Fünfundachtzig Jahre ist die alte Dame geworden. Ich besuche sie zum Geburtstag. Ihr Gesicht ist voller Falten und erzählt von einem bewegten Leben.

Sie hat wirklich viel erlebt. Als Kind die schlimme Zeit der Flucht aus der Heimat in Ostpreußen. Der schwierige Anfang in der neuen Heimat, hier in Thüringen. Von den Einheimischen oft misstrauisch als Umsiedler beäugt.

Doch es gab auch viel Gutes. Zum Beispiel ihren Hans, mit dem sie fast sechzig Jahre glücklich verheiratet war. Ihre Kinder, Enkel, inzwischen schon Urenkel. Die sie alle oft und gerne besuchen.

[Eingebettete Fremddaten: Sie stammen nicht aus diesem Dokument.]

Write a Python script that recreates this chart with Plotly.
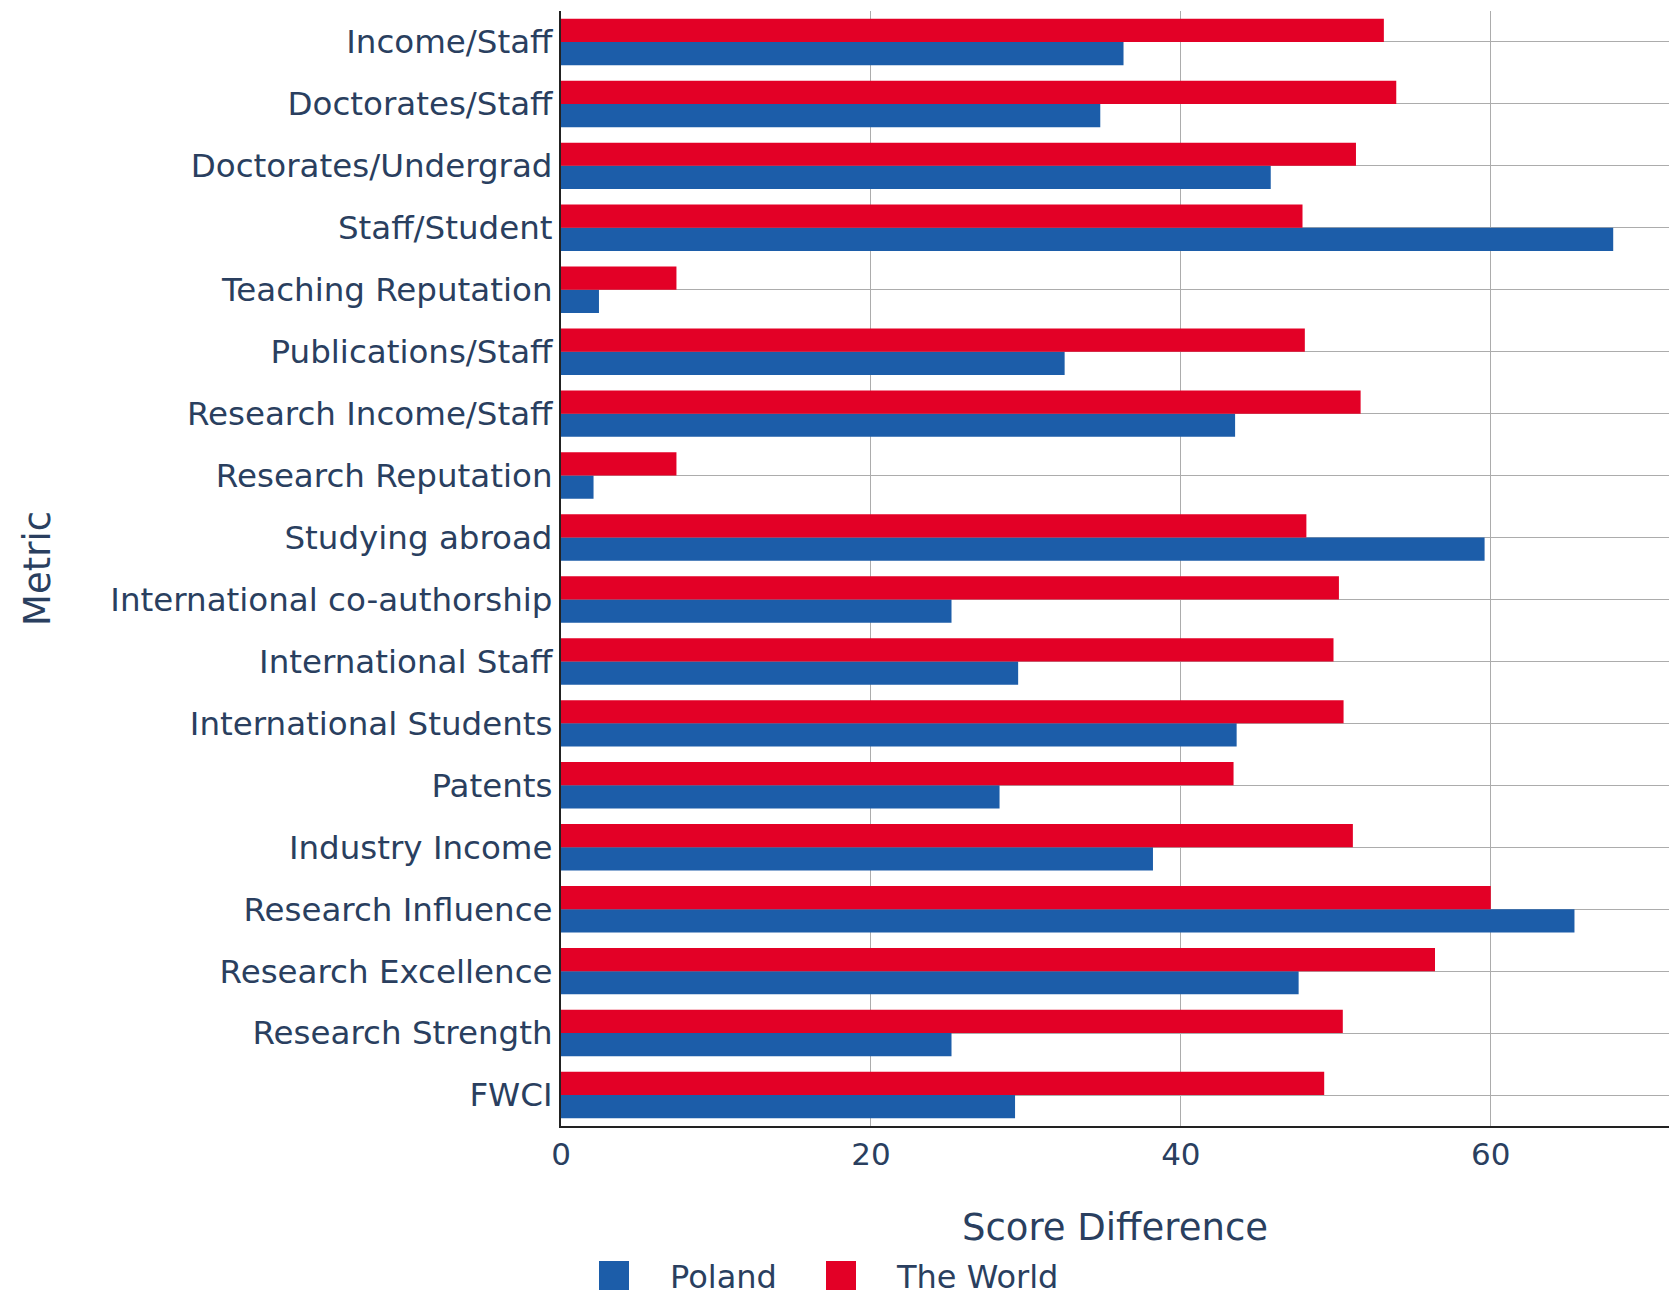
import plotly.graph_objects as go

# Metrics listed from top to bottom of the chart
metrics = [
    "Income/Staff", "Doctorates/Staff", "Doctorates/Undergrad", "Staff/Student",
    "Teaching Reputation", "Publications/Staff", "Research Income/Staff",
    "Research Reputation", "Studying abroad", "International co-authorship",
    "International Staff", "International Students", "Patents", "Industry Income",
    "Research Influence", "Research Excellence", "Research Strength", "FWCI",
]
poland = [36.3, 34.8, 45.8, 67.9, 2.45, 32.5, 43.5, 2.1, 59.6, 25.2,
          29.5, 43.6, 28.3, 38.2, 65.4, 47.6, 25.2, 29.3]
world = [53.1, 53.9, 51.3, 47.85, 7.45, 48.0, 51.6, 7.45, 48.1, 50.2,
         49.85, 50.5, 43.4, 51.1, 60.0, 56.4, 50.45, 49.25]

series_names = ["Poland", "The World"]
series_values = [poland, world]
series_colors = ["#1c5da9", "#e30026"]

FONT = "DejaVu Sans"
TEXT = "#2a3f5f"
GRID = "#acacac"

fig = go.Figure()
for name, vals, col in zip(series_names, series_values, series_colors):
    fig.add_trace(go.Bar(
        y=metrics, x=vals, name=name, orientation="h",
        marker=dict(color=col, line=dict(width=0)),
        showlegend=False,
    ))

# Legend drawn as large swatches below the x-axis title
legend_swatch_x = [38, 265]
legend_text_x = [107, 333]
shapes, annotations = [], []
for name, col, sx, tx in zip(series_names, series_colors, legend_swatch_x, legend_text_x):
    shapes.append(dict(
        type="rect", xref="paper", yref="paper",
        xsizemode="pixel", ysizemode="pixel", xanchor=0, yanchor=0,
        x0=sx, x1=sx + 30, y0=-164, y1=-135,
        fillcolor=col, line=dict(width=0),
    ))
    annotations.append(dict(
        text=name, xref="paper", yref="paper", x=0, y=0,
        xshift=tx, yshift=-151, xanchor="left", yanchor="middle",
        showarrow=False, font=dict(family=FONT, size=32, color=TEXT),
    ))

fig.update_layout(
    width=1669, height=1296,
    margin=dict(l=561, r=0, t=11, b=170),
    paper_bgcolor="white", plot_bgcolor="white",
    font=dict(family=FONT, size=32, color=TEXT),
    barmode="group", bargap=0.25, bargroupgap=0,
    shapes=shapes, annotations=annotations,
    xaxis=dict(
        range=[0, 71.5], dtick=20, tick0=0,
        showgrid=True, gridcolor=GRID, gridwidth=1,
        zeroline=False, showline=True, linecolor="#222222", linewidth=2,
        ticks="", tickfont=dict(size=31),
        title=dict(text="Score Difference", font=dict(size=37), standoff=43),
    ),
    yaxis=dict(
        categoryorder="array", categoryarray=list(reversed(metrics)),
        showgrid=True, gridcolor=GRID, gridwidth=1,
        zeroline=False, showline=True, linecolor="#222222", linewidth=2,
        ticks="", tickfont=dict(size=32.5),
        title=dict(text="Metric", font=dict(size=37), standoff=48),
    ),
)

fig.write_html("out.html")
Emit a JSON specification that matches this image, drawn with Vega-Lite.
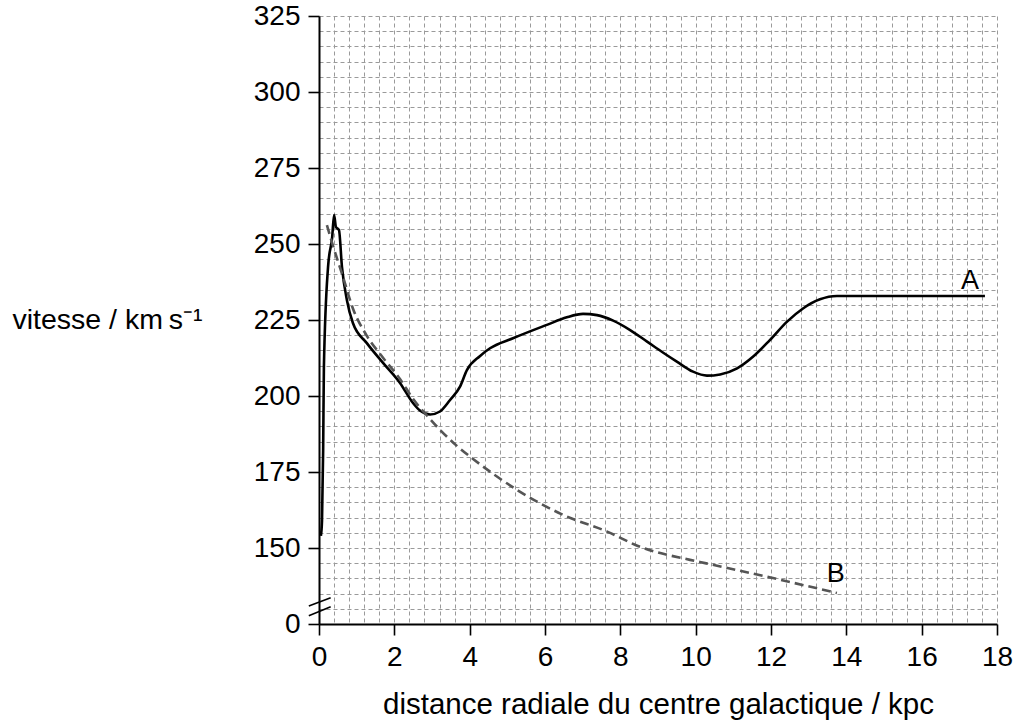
{
  "$schema": "https://vega.github.io/schema/vega-lite/v6.json",
  "width": 678,
  "height": 608,
  "autosize": {"type": "none"},
  "padding": {"left": 319, "top": 16, "right": 26, "bottom": 97},
  "background": "white",
  "config": {"view": {"stroke": null}, "font": "Liberation Sans"},
  "datasets": {
    "curveA": [
      {"x": 0.05, "v": 154}, {"x": 0.08, "v": 159}, {"x": 0.11, "v": 182}, {"x": 0.13, "v": 209.5},
      {"x": 0.24, "v": 242.4}, {"x": 0.35, "v": 252.3}, {"x": 0.40, "v": 259.5}, {"x": 0.45, "v": 255.6},
      {"x": 0.53, "v": 254.6}, {"x": 0.61, "v": 242.4}, {"x": 0.74, "v": 231.6}, {"x": 0.90, "v": 224},
      {"x": 1.27, "v": 217.4}, {"x": 1.70, "v": 210.9}, {"x": 2.15, "v": 204.3}, {"x": 2.50, "v": 197.6},
      {"x": 2.68, "v": 195.2}, {"x": 2.95, "v": 193.9}, {"x": 3.21, "v": 194.9}, {"x": 3.48, "v": 198.7},
      {"x": 3.74, "v": 203}, {"x": 3.93, "v": 208.6}, {"x": 4.27, "v": 213.1}, {"x": 4.54, "v": 215.7},
      {"x": 5.15, "v": 219.0}, {"x": 6.05, "v": 223.4}, {"x": 6.58, "v": 225.9}, {"x": 7.01, "v": 227.0},
      {"x": 7.38, "v": 226.6}, {"x": 7.81, "v": 224.8}, {"x": 8.26, "v": 221.7}, {"x": 8.71, "v": 217.9},
      {"x": 9.13, "v": 214.3}, {"x": 9.50, "v": 211.3}, {"x": 9.93, "v": 208.0}, {"x": 10.30, "v": 206.7},
      {"x": 10.65, "v": 207.1}, {"x": 11.10, "v": 209.1}, {"x": 11.52, "v": 212.9}, {"x": 11.97, "v": 218.4},
      {"x": 12.42, "v": 224.4}, {"x": 12.85, "v": 228.8}, {"x": 13.30, "v": 231.8}, {"x": 13.75, "v": 232.9},
      {"x": 14.36, "v": 232.9}, {"x": 17.68, "v": 232.9}
    ],
    "curveB": [
      {"x": 0.21, "v": 256.2}, {"x": 0.35, "v": 250.3}, {"x": 0.64, "v": 239.1}, {"x": 0.90, "v": 228.8},
      {"x": 1.27, "v": 219.8}, {"x": 1.70, "v": 212.6}, {"x": 2.15, "v": 205.6}, {"x": 2.50, "v": 199.0},
      {"x": 2.87, "v": 193.5}, {"x": 3.21, "v": 188.9}, {"x": 3.66, "v": 183.6}, {"x": 4.09, "v": 179.3},
      {"x": 5.26, "v": 169.1}, {"x": 6.48, "v": 160.9}, {"x": 7.65, "v": 155.4}, {"x": 8.52, "v": 150.4},
      {"x": 9.85, "v": 146.1}, {"x": 10.11, "v": 145.4}, {"x": 12.05, "v": 140.1}, {"x": 13.75, "v": 135.2}
    ],
    "breaks": [
      {"x": -0.27, "v": 130.9, "x2": 0.31, "v2": 133.6},
      {"x": -0.27, "v": 127.7, "x2": 0.31, "v2": 130.7}
    ],
    "labels": [
      {"x": 17.28, "v": 237.8, "label": "A"},
      {"x": 13.72, "v": 141.4, "label": "B"}
    ]
  },
  "resolve": {"axis": {"x": "independent", "y": "independent"}},
  "layer": [
    {
      "data": {"name": "curveA"},
      "mark": {"type": "line", "color": "black", "strokeWidth": 2.6, "interpolate": "monotone"},
      "encoding": {
        "x": {
          "field": "x", "type": "quantitative",
          "scale": {"domain": [0, 18], "nice": false, "zero": false},
          "axis": {
            "orient": "bottom", "title": null, "labels": false, "ticks": false, "domain": false,
            "grid": true, "gridColor": "#9a9a9a", "gridDash": [4, 3], "gridWidth": 1, "zindex": 0,
            "values": [0,0.4,0.8,1.2,1.6,2,2.4,2.8,3.2,3.6,4,4.4,4.8,5.2,5.6,6,6.4,6.8,7.2,7.6,8,8.4,8.8,9.2,9.6,10,10.4,10.8,11.2,11.6,12,12.4,12.8,13.2,13.6,14,14.4,14.8,15.2,15.6,16,16.4,16.8,17.2,17.6,18]
          }
        },
        "y": {
          "field": "v", "type": "quantitative",
          "scale": {"domain": [125, 325], "nice": false, "zero": false},
          "axis": {
            "orient": "left", "title": null, "labels": false, "ticks": false, "domain": false,
            "grid": true, "gridColor": "#9a9a9a", "gridDash": [4, 3], "gridWidth": 1, "zindex": 0,
            "values": [125,130,135,140,145,150,155,160,165,170,175,180,185,190,195,200,205,210,215,220,225,230,235,240,245,250,255,260,265,270,275,280,285,290,295,300,305,310,315,320,325]
          }
        }
      }
    },
    {
      "data": {"name": "curveB"},
      "mark": {"type": "line", "color": "#555555", "strokeWidth": 2.6, "strokeDash": [9, 5], "interpolate": "monotone"},
      "encoding": {
        "x": {
          "field": "x", "type": "quantitative",
          "scale": {"domain": [0, 18], "nice": false, "zero": false},
          "axis": {
            "orient": "bottom", "grid": false, "zindex": 1,
            "values": [0,2,4,6,8,10,12,14,16,18],
            "domainColor": "black", "domainWidth": 2, "tickColor": "black", "tickWidth": 1.6, "tickSize": 11,
            "labelFont": "Liberation Sans", "labelFontSize": 28, "labelColor": "black", "labelPadding": 8,
            "labelFlush": false, "labelOverlap": false,
            "title": "distance radiale du centre galactique / kpc",
            "titleFont": "Liberation Sans", "titleFontSize": 29.5, "titleFontWeight": "normal", "titleColor": "black",
            "titleX": 339, "titleY": 89, "titleBaseline": "alphabetic", "titleAlign": "center"
          }
        },
        "y": {
          "field": "v", "type": "quantitative",
          "scale": {"domain": [125, 325], "nice": false, "zero": false},
          "axis": {
            "orient": "left", "grid": false, "zindex": 1,
            "values": [125,150,175,200,225,250,275,300,325],
            "labelExpr": "datum.value == 125 ? '0' : datum.label",
            "domainColor": "black", "domainWidth": 2, "tickColor": "black", "tickWidth": 1.6, "tickSize": 11,
            "labelFont": "Liberation Sans", "labelFontSize": 28, "labelColor": "black", "labelPadding": 8,
            "labelFlush": false, "labelOverlap": false,
            "title": "vitesse / km\u2009s\u207b\u00b9",
            "titleFont": "Liberation Sans", "titleFontSize": 28.5, "titleFontWeight": "normal", "titleColor": "black",
            "titleAngle": 0, "titleX": -307, "titleY": 312, "titleAlign": "left", "titleBaseline": "alphabetic"
          }
        }
      }
    },
    {
      "data": {"name": "breaks"},
      "mark": {"type": "rule", "color": "black", "strokeWidth": 1.6},
      "encoding": {
        "x": {"field": "x", "type": "quantitative", "scale": {"domain": [0, 18], "nice": false, "zero": false}, "axis": null},
        "x2": {"field": "x2"},
        "y": {"field": "v", "type": "quantitative", "scale": {"domain": [125, 325], "nice": false, "zero": false}, "axis": null},
        "y2": {"field": "v2"}
      }
    },
    {
      "data": {"name": "labels"},
      "mark": {"type": "text", "font": "Liberation Sans", "fontSize": 27, "color": "black", "align": "center", "baseline": "middle"},
      "encoding": {
        "x": {"field": "x", "type": "quantitative", "scale": {"domain": [0, 18], "nice": false, "zero": false}, "axis": null},
        "y": {"field": "v", "type": "quantitative", "scale": {"domain": [125, 325], "nice": false, "zero": false}, "axis": null},
        "text": {"field": "label"}
      }
    }
  ]
}
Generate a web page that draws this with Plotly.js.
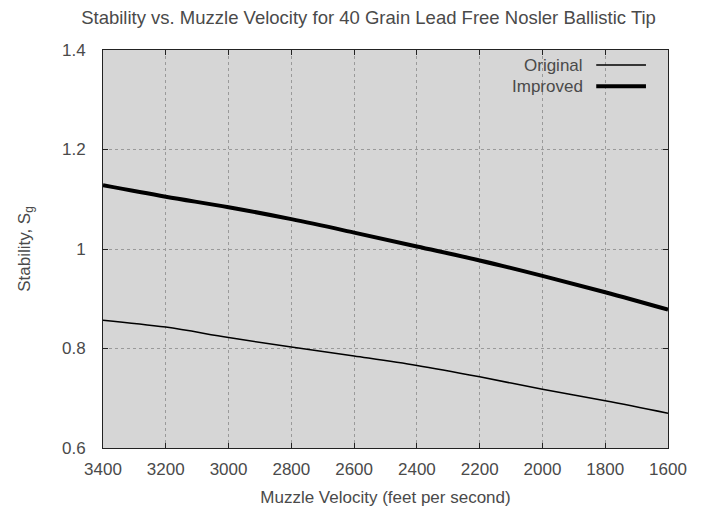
<!DOCTYPE html>
<html>
<head>
<meta charset="utf-8">
<script src="https://cdn.plot.ly/plotly-3.0.1.min.js"></script>
<style>html,body{margin:0;padding:0;background:#fff;}#chart{width:702px;height:508px;}</style>
</head>
<body>
<div id="chart"></div>
<script>
const velocity = [3400, 3200, 3000, 2800, 2600, 2400, 2200, 2000, 1800, 1600];
const original = [0.857, 0.843, 0.822, 0.803, 0.785, 0.766, 0.743, 0.718, 0.695, 0.670];
const improved = [1.128, 1.105, 1.084, 1.060, 1.033, 1.005, 0.977, 0.946, 0.913, 0.878];
const seriesNames = ["Original", "Improved"];

const FONT = "Liberation Sans, Arial, sans-serif";
const TXT = "#4a4a4a";
const FS = 17;

const traces = [
  {x: velocity, y: original, name: seriesNames[0], type: "scatter", mode: "lines",
   line: {color: "#000", width: 1.5, shape: "spline"}, showlegend: false},
  {x: velocity, y: improved, name: seriesNames[1], type: "scatter", mode: "lines",
   line: {color: "#000", width: 4, shape: "spline"}, showlegend: false}
];

const axisCommon = {
  showline: true, linecolor: "#222", linewidth: 1, mirror: "allticks",
  ticks: "inside", ticklen: 5, tickcolor: "#222", tickwidth: 1,
  showgrid: true, gridcolor: "#9a9a9a", griddash: "dot", gridwidth: 1,
  zeroline: false, tickfont: {family: FONT, size: FS, color: TXT}
};

const layout = {
  width: 702, height: 508,
  paper_bgcolor: "#fff", plot_bgcolor: "#d6d6d6",
  margin: {l: 103, r: 34, t: 50, b: 60},
  title: {text: "Stability vs. Muzzle Velocity for 40 Grain Lead Free Nosler Ballistic Tip",
          font: {family: FONT, size: 18.5, color: TXT}, x: 0.525, xanchor: "center", y: 0.965, yanchor: "middle"},
  xaxis: Object.assign({}, axisCommon, {
    range: [3400, 1600], dtick: 200, tick0: 1600, ticklabelstandoff: 6,
    title: {text: "Muzzle Velocity (feet per second)", font: {family: FONT, size: FS, color: TXT}, standoff: 12}
  }),
  yaxis: Object.assign({}, axisCommon, {
    range: [0.6, 1.4], dtick: 0.2, tick0: 0.6, ticklabelstandoff: 13,
    title: {text: "Stability, S<sub>g</sub>", font: {family: FONT, size: FS, color: TXT}, standoff: 27}
  }),
  annotations: [
    {xref: "paper", yref: "paper", x: 0.853, y: 0.962, xanchor: "right", yanchor: "middle",
     text: seriesNames[0], showarrow: false, font: {family: FONT, size: FS, color: TXT}},
    {xref: "paper", yref: "paper", x: 0.853, y: 0.909, xanchor: "right", yanchor: "middle",
     text: seriesNames[1], showarrow: false, font: {family: FONT, size: FS, color: TXT}}
  ],
  shapes: [
    {type: "line", xref: "paper", yref: "paper", x0: 0.873, x1: 0.961, y0: 0.962, y1: 0.962,
     line: {color: "#000", width: 1.5}},
    {type: "line", xref: "paper", yref: "paper", x0: 0.873, x1: 0.961, y0: 0.909, y1: 0.909,
     line: {color: "#000", width: 4}}
  ]
};

Plotly.newPlot("chart", traces, layout, {displayModeBar: false, staticPlot: true});
</script>
</body>
</html>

„Ich zeig Ihnen mal was,“ sagt sie und öffnet die Tür zu ihrem Schlafzimmer. Über dem Bett hängt ein Bild. Darauf liegt in Kind in einem weißen Gitterbettchen. Um das Bett herum stehen hohe schlanke Gestalten. Engel. Darunter steht in geschwungener Schrift: „Abends, will ich schlafen geh, vierzehn Engel um mich stehn...“ Das kenne ich. Das ist der Abendsegen aus der Oper „Hänsel und Gretel“.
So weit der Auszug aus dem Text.